Officials in Palatine-Schaumburg High School District 211 canceled a basketball game Friday as they investigated allegations of hazing involving the Hoffman Estates boys varsity team.
The revelations surfaced Friday night after the scheduled game between Hoffman Estates and Schaumburg was canceled. District administrators learned of the hazing allegations Friday afternoon and "conducted an immediate and thorough investigation involving all team members and the coach," said Tom Petersen, the school district's spokesman.
"Because of the time involved in conducting these interviews and the information we discovered in our investigation, we canceled the game scheduled for Friday evening," Petersen said.
Petersen declined to detail the nature of the hazing, how many incidents took place, when they occurred, or whether any took place on school grounds. He also didn't say if the hazing was coordinated by one or more players, but he did say the district's investigation involved all 14 players on the team.
Petersen said Head Coach Luke Yanule did not know about the alleged hazing and had no involvement in it. Yanule couldn't be reached for comment Friday night.
Upon finding out about the allegations, school district officials contacted the Illinois Department of Children and Family Services and the Hoffman Estates Police Department, though no charges have been filed at this point, Petersen said. The police could not confirm Friday night they were notified.
Superintendent Nancy Robb and Principal Jim Britton met with members of the basketball team and their parents Friday to "inform them of our findings," Petersen said.
A team of 15 school personnel were involved in the investigation, including nine who conducted interviews, Petersen said.
The district's investigation into the matter is complete, Petersen said, and officials are now looking into whether to take any disciplinary action against team members.
The news comes as another Northwest suburban high school, Maine West, is embroiled in a hazing scandal. Four students -- one freshman baseball player and three freshmen soccer players -- say they were sexually assaulted as part of hazing that took place in 2007, 2008 and this year.
Documents obtained from Des Plaines police outline reports of repeated hazing of freshman members of the varsity boys soccer team this year. In some cases, head soccer coach Michael Divincenzo, also the baseball coach in 2008, is alleged to have witnessed and sanctioned the hazing, according to the documents.
The accusations have led to six juveniles being charged with battery and hazing in the 2012 case, and a lawsuit has been filed against District 207, Maine West, its administrators, coaches and staff by the families of four victims. The district's own investigation has led officials to develop a new policy on hazing.
Friday an announcement was posted on the websites of District 211, and Hoffman Estates and Schaumburg high schools Friday afternoon that the basketball game that evening was canceled and would be rescheduled with a date and time forthcoming. A sign was also posted outside the gym at Hoffman Estates.

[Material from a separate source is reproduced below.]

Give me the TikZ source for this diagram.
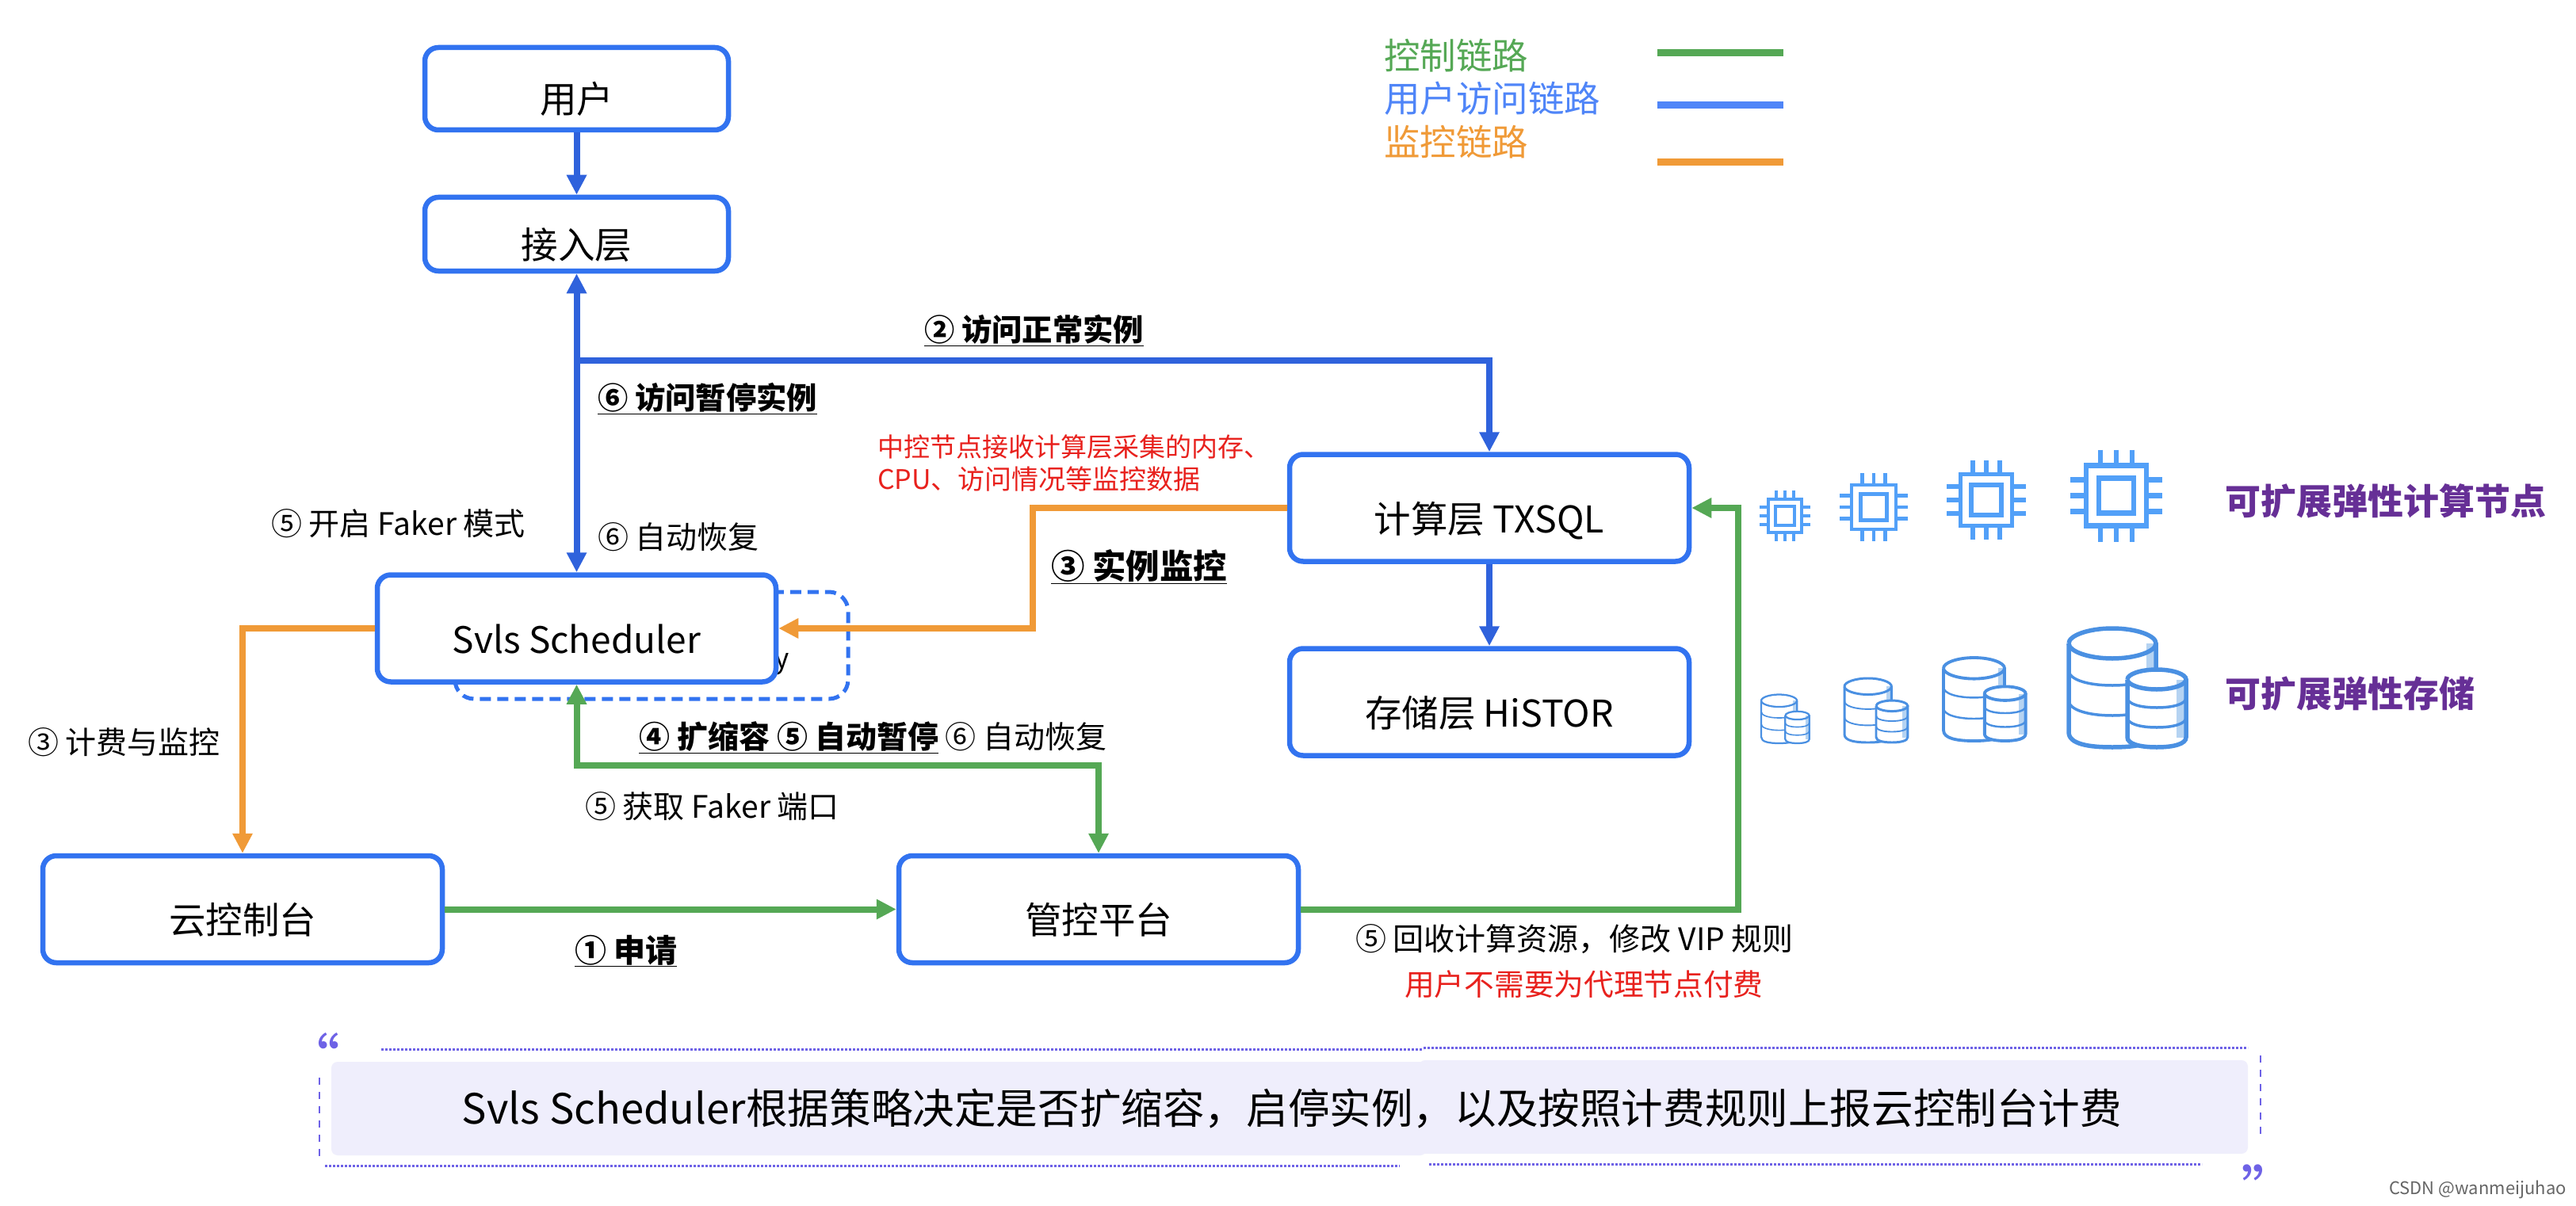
\documentclass[tikz,border=0pt]{standalone}
\usepackage{fontspec}
\setmainfont{Noto Sans CJK SC}
\usetikzlibrary{arrows.meta,calc}
\definecolor{boxblue}{HTML}{3273F0}
\definecolor{arrblue}{HTML}{2F62DC}
\definecolor{leggreen}{HTML}{55A855}
\definecolor{legblue}{HTML}{4F85F8}
\definecolor{legorange}{HTML}{F09A37}
\definecolor{txtred}{HTML}{E8211D}
\definecolor{purp}{HTML}{662F96}
\definecolor{chipblue}{HTML}{52A0F8}
\definecolor{dbblue}{HTML}{4A90E2}
\definecolor{dblight}{HTML}{B5D3F2}
\definecolor{quotebg}{HTML}{EFEEFC}
\definecolor{quoteline}{HTML}{6E62E6}
\newcommand{\fs}[1]{\fontsize{#1pt}{#1pt}\selectfont}
\newcommand{\mychip}[3]{%
  \begin{scope}[shift={(#1,#2)},scale=#3/76]
    \pgfmathsetmacro{\lwb}{max(2.6,6.5*#3/76)}
    \draw[chipblue,line width=\lwb pt] (-38,-38) rectangle (38,38);
    \draw[chipblue,line width=\lwb pt] (-22,-22) rectangle (22,22);
    \foreach \p in {-20,0,20}{
      \draw[chipblue,line width=\lwb pt] (\p,-58) -- (\p,-38);
      \draw[chipblue,line width=\lwb pt] (\p,38) -- (\p,58);
      \draw[chipblue,line width=\lwb pt] (-58,\p) -- (-38,\p);
      \draw[chipblue,line width=\lwb pt] (38,\p) -- (58,\p);
    }
  \end{scope}}
\newcommand{\mydb}[3]{%
  \begin{scope}[shift={(#1,#2)},scale=#3]
    \pgfmathsetmacro{\lwd}{max(2.2,5.5*#3)}
    \pgfmathsetmacro{\lwt}{max(1.6,3.5*#3)}
    \fill[dblight] (98,-131) rectangle (110,-60);
    \draw[dbblue,line width=\lwd pt,fill=white,fill opacity=0] (0,-131) -- (0,-19) .. controls (0,-4) and (25,0) .. (55,0) .. controls (85,0) and (110,-4) .. (110,-19) -- (110,-131);
    \draw[dbblue,line width=\lwd pt] (0,-131) .. controls (0,-141) and (25,-150) .. (55,-150) .. controls (85,-150) and (110,-141) .. (110,-131) .. controls (110,-121) and (85,-112) .. (55,-112) .. controls (25,-112) and (0,-121) .. (0,-131);
    \foreach \a in {-97,-59}{
      \draw[dbblue,line width=\lwt pt] (0,\a) .. controls (0,\a+12) and (25,\a+19) .. (55,\a+19) .. controls (75,\a+19) and (90,\a+16) .. (100,\a+10);
    }
    \fill[white] (74,-85) -- (74,-12) .. controls (74,-4) and (90,0) .. (111,0) .. controls (132,0) and (148,-4) .. (148,-12) -- (148,-85) .. controls (148,-92) and (132,-98) .. (111,-98) .. controls (90,-98) and (74,-92) .. (74,-85);
    \fill[dblight] (136,-85) rectangle (148,-12);
    \draw[dbblue,line width=\lwd pt] (74,-85.5) -- (74,-12.5) .. controls (74,-4) and (90,0) .. (111,0) .. controls (132,0) and (148,-4) .. (148,-12.5) -- (148,-85.5);
    \draw[dbblue,line width=\lwd pt] (74,-85.5) .. controls (74,-92) and (90,-98) .. (111,-98) .. controls (132,-98) and (148,-92) .. (148,-85.5) .. controls (148,-79) and (132,-73) .. (111,-73) .. controls (90,-73) and (74,-79) .. (74,-85.5);
    \foreach \a in {-62.5,-37.5}{
      \draw[dbblue,line width=\lwt pt] (74,\a) .. controls (74,\a+8) and (90,\a+12.5) .. (111,\a+12.5) .. controls (132,\a+12.5) and (148,\a+8) .. (148,\a);
    }
  \end{scope}}
\tikzset{
  x=1pt,y=-1pt,
  flowbox/.style={draw=boxblue,line width=6.5pt,rounded corners=17pt,fill=white,align=center,font=\fs{46.5},text height=62pt,text depth=0pt,inner sep=0pt},
  blink/.style={draw=arrblue,line width=8pt,-{Triangle[length=25pt,width=24pt]}},
  glink/.style={draw=leggreen,line width=8pt,-{Triangle[length=25pt,width=24pt]}},
  olink/.style={draw=legorange,line width=8pt,-{Triangle[length=25pt,width=24pt]}},
  lab/.style={font=\fs{39},anchor=west,inner sep=0pt,text=black},
  blab/.style={font=\fs{38.3}\bfseries,anchor=west,inner sep=0pt,text=black},
  redlab/.style={font=\fs{34},anchor=west,inner sep=0pt,text=txtred,align=left},
  leglab/.style={font=\fs{45.5},anchor=west,inner sep=0pt},
  leglink/.style={line width=9pt},
  purplab/.style={font=\fs{45}\bfseries,anchor=west,inner sep=0pt,text=purp},
  dotline/.style={draw=quoteline,line width=3pt,dash pattern=on 3pt off 2pt},
  dashline/.style={draw=quoteline,line width=2pt,dash pattern=on 9pt off 9pt},
}
\begin{document}
\begin{tikzpicture}
\useasboundingbox (0,0) rectangle (3250,1522);
\fill[white] (0,0) rectangle (3250,1522);
% legend
\node[leglab,text=leggreen] (l1) at (1746,70) {控制链路};
\node[leglab,text=legblue] (l2) at (1746,124) {用户访问链路};
\node[leglab,text=legorange] (l3) at (1746,179) {监控链路};
\coordinate (la1) at (2091,67); \coordinate (lb1) at (2250,67);
\coordinate (la2) at (2091,133); \coordinate (lb2) at (2250,133);
\coordinate (la3) at (2091,205); \coordinate (lb3) at (2250,205);
\draw[leglink,leggreen] (la1) -- (lb1);
\draw[leglink,legblue] (la2) -- (lb2);
\draw[leglink,legorange] (la3) -- (lb3);
% dashed box behind scheduler
\draw[boxblue,line width=5pt,dash pattern=on 14pt off 8pt,rounded corners=24pt] (574,747) rectangle (1070,882);
\node[font=\fs{35},inner sep=0pt] (yfrag) at (987,838) {y};
% boxes
\node[flowbox,minimum width=383pt,minimum height=104pt] (user) at (727.5,112) {用户};
\node[flowbox,minimum width=383pt,minimum height=93pt] (access) at (727.5,295.5) {接入层};
\node[flowbox,minimum width=503pt,minimum height=135pt,font=\fs{46}] (svls) at (727.5,793) {Svls Scheduler};
\node[flowbox,minimum width=504pt,minimum height=135pt] (compute) at (1879,641) {计算层 TXSQL};
\node[flowbox,minimum width=504pt,minimum height=135pt] (storage) at (1879,886) {存储层 HiSTOR};
\node[flowbox,minimum width=504pt,minimum height=135pt] (cloud) at (306,1147.5) {云控制台};
\node[flowbox,minimum width=504pt,minimum height=135pt] (mgmt) at (1386,1147.5) {管控平台};
% connectors
\coordinate (branch) at (727.5,455);
\coordinate (omid) at (1303,793);
\coordinate (gmid) at (1386,966);
\coordinate (gright) at (2193,641);
\draw[blink] (user) -- (access);
\draw[blink,{Triangle[length=25pt,width=24pt]}-{Triangle[length=25pt,width=24pt]}] (access) -- (svls);
\draw[blink] (branch) -| (compute);
\draw[blink] (compute) -- (storage);
\draw[olink] (compute.west) -| (omid) -- (svls.east);
\draw[olink] (svls.west) -| (cloud.north);
\draw[glink,{Triangle[length=25pt,width=24pt]}-{Triangle[length=25pt,width=24pt]}] (svls.south) |- (gmid) -- (mgmt.north);
\draw[glink] (cloud.east) -- (mgmt.west);
\draw[glink] (mgmt.east) -| (gright) -- (compute.east);
% labels
\node[blab] (t2) at (1166,417) {\underline{② 访问正常实例}};
\node[blab] (t6a) at (754,503) {\underline{⑥ 访问暂停实例}};
\node[lab] (t5a) at (342,661) {⑤ 开启 Faker 模式};
\node[lab] (t6b) at (754,678) {⑥ 自动恢复};
\node[blab,font=\fs{42.5}\bfseries] (t3) at (1326,715) {\underline{③ 实例监控}};
\node[lab] (t3b) at (35,937) {③ 计费与监控};
\node[lab] (t456) at (806,931) {\textbf{\underline{④ 扩缩容 ⑤ 自动暂停}} ⑥ 自动恢复};
\node[lab] (t5b) at (738,1018) {⑤ 获取 Faker 端口};
\node[blab,font=\fs{40}\bfseries] (t1) at (725,1200) {\underline{① 申请}};
\node[lab] (t5c) at (1710,1185) {⑤ 回收计算资源，修改 VIP 规则};
\node[redlab,font=\fs{37.7}] (r2) at (1772,1242) {用户不需要为代理节点付费};
\node[redlab,font=\fs{33}] (r1a) at (1107,564) {中控节点接收计算层采集的内存、};
\node[redlab] (r1b) at (1107,605) {CPU、访问情况等监控数据};
% chips
\mychip{2252}{651}{42}
\mychip{2364}{640}{56}
\mychip{2506}{631}{65}
\mychip{2670}{625.5}{76}
\node[purplab] (p1) at (2807,632) {可扩展弹性计算节点};
% storage icons
\mydb{2222}{938}{0.41}
\mydb{2327}{937}{0.54}
\mydb{2452}{935}{0.70}
\mydb{2610}{943}{1}
\node[purplab] (p2) at (2807,875) {可扩展弹性存储};
% quote
\fill[quotebg,rounded corners=8pt] (418,1340) rectangle (1800,1458);
\fill[quotebg,rounded corners=8pt] (1790,1338) rectangle (2836,1456);
\draw[dotline] (481,1324) -- (1796,1324);
\draw[dotline] (1796,1322) -- (2836,1322);
\draw[dashline] (2852,1332) -- (2852,1435);
\draw[dashline] (403,1360) -- (403,1462);
\draw[dotline] (410,1471) -- (1766,1471);
\draw[dotline] (1803,1469) -- (2778,1469);
\node[font=\fs{72},text=quoteline,inner sep=0pt] (qo) at (393,1334) {“};
\node[font=\fs{72},text=quoteline,inner sep=0pt] (qc) at (2863,1500) {”};
\node[font=\fs{52.6},inner sep=0pt] (qt) at (1630,1399) {Svls Scheduler根据策略决定是否扩缩容，启停实例，以及按照计费规则上报云控制台计费};
\node[font=\fs{22},text=black!60,anchor=east,inner sep=0pt] (wm) at (3238,1501) {CSDN @wanmeijuhao};
\end{tikzpicture}
\end{document}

Schaumburg Head Coach Matt Walsh said earlier Friday he had "absolutely no idea" why the game was canceled.
"It wasn't anything on our end," he said. "I really honestly don't know."
Friday's game was to be first home game of the season for Hoffman Estates' basketball team, which played three games last week in a Thanksgiving holiday tournament at Crystal Lake Central.
An away game is scheduled for 6 p.m. today against Hersey, though it's unknown if that game will also be canceled.
The Illinois High School Association, which governs interscholastic athletic participation statewide, does not address hazing in its bylaws. But hazing is mentioned in its "Do What's Right" sportsmanship program.
One item on a list of benefits of the program on the Do What's Right Web page is: "The DWR! Program will enable the IHSA to develop resources for member schools on such topics as appropriate sportsmanship, health & wellness, and confronting hazing that they can use with their student populations."